Task to complete: From the first line of the data below through the line holding "20.32, 19.88, 19.46, 19.04, 19.46, 19.88, 20.32, 20.32]", output each line exactly and leave the pictures out.

..........

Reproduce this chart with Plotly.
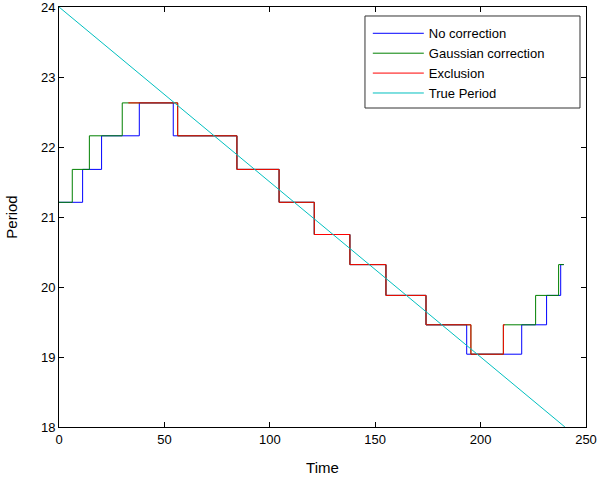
import plotly.graph_objects as go

# Levels (period values) of the step series
levels_main = [21.21, 21.68, 22.16, 22.63, 22.16, 21.68, 21.21, 20.75,
               20.32, 19.88, 19.46, 19.04, 19.46, 19.88, 20.32, 20.32]

# Change times for each series
t_no_corr = [0, 11.2, 20.2, 38.1, 54.2, 84.4, 104.4, 121.1, 138.0,
             155.1, 174.1, 193.4, 219.5, 231.3, 238.0, 239.5]
t_gauss = [0, 6.3, 14.4, 30.0, 56.3, 84.4, 104.4, 121.1, 138.0,
           155.1, 174.1, 195.4, 210.8, 226.1, 237.0, 239.5]

t_excl = [32.9, 56.3, 84.4, 104.4, 121.1, 138.0, 155.1, 174.1, 195.4, 210.8, 211.5]
levels_excl = [22.63, 22.16, 21.68, 21.21, 20.75, 20.32, 19.88, 19.46, 19.04, 19.46, 19.46]

t_true = [0, 240]
p_true = [24, 18]

fig = go.Figure()
fig.add_trace(go.Scatter(x=t_no_corr, y=levels_main, mode="lines", name="No correction",
                         line=dict(color="#0000FF", width=1, shape="hv")))
fig.add_trace(go.Scatter(x=t_gauss, y=levels_main, mode="lines", name="Gaussian correction",
                         line=dict(color="#008000", width=1, shape="hv")))
fig.add_trace(go.Scatter(x=t_excl, y=levels_excl, mode="lines", name="Exclusion",
                         line=dict(color="#FF0000", width=1, shape="hv")))
fig.add_trace(go.Scatter(x=t_true, y=p_true, mode="lines", name="True Period",
                         line=dict(color="#00BFBF", width=1)))

axis_common = dict(showgrid=False, zeroline=False, showline=True, linecolor="#000000",
                   linewidth=1, mirror="ticks", ticks="inside", ticklen=5, automargin=False,
                   ticklabeloverflow="allow",
                   tickcolor="#000000", tickfont=dict(family="Liberation Sans, Arial", size=13, color="#000"))

fig.update_layout(
    width=600, height=482,
    margin=dict(l=59, r=14, t=7, b=55),
    plot_bgcolor="white", paper_bgcolor="white",
    font=dict(family="Liberation Sans, Arial", color="#000"),
    xaxis=dict(range=[0, 250], dtick=50, tick0=0,
               title=dict(text="Time", font=dict(size=15), standoff=16), **axis_common),
    yaxis=dict(range=[18, 24], dtick=1, tick0=18,
               title=dict(text="Period", font=dict(size=15), standoff=19), **axis_common),
    legend=dict(x=0.586, y=0.973, xanchor="left", yanchor="top",
                bgcolor="rgba(0,0,0,0)", borderwidth=0,
                font=dict(family="Liberation Sans, Arial", size=13, color="#000"),
                tracegroupgap=0, itemwidth=51),
    shapes=[dict(type="rect", xref="paper", yref="paper",
                 x0=0.5806, x1=0.9886, y0=0.7595, y1=0.9786,
                 line=dict(color="#333333", width=1), fillcolor="white", layer="above")],
    showlegend=True,
)

fig.write_html("out.html", config={"displayModeBar": False},
               post_script="document.body.style.margin='0';document.body.style.padding='0';")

..........

Answer:
Reproduce this chart with Plotly.
import plotly.graph_objects as go

# Levels (period values) of the step series
levels_main = [21.21, 21.68, 22.16, 22.63, 22.16, 21.68, 21.21, 20.75,
               20.32, 19.88, 19.46, 19.04, 19.46, 19.88, 20.32, 20.32]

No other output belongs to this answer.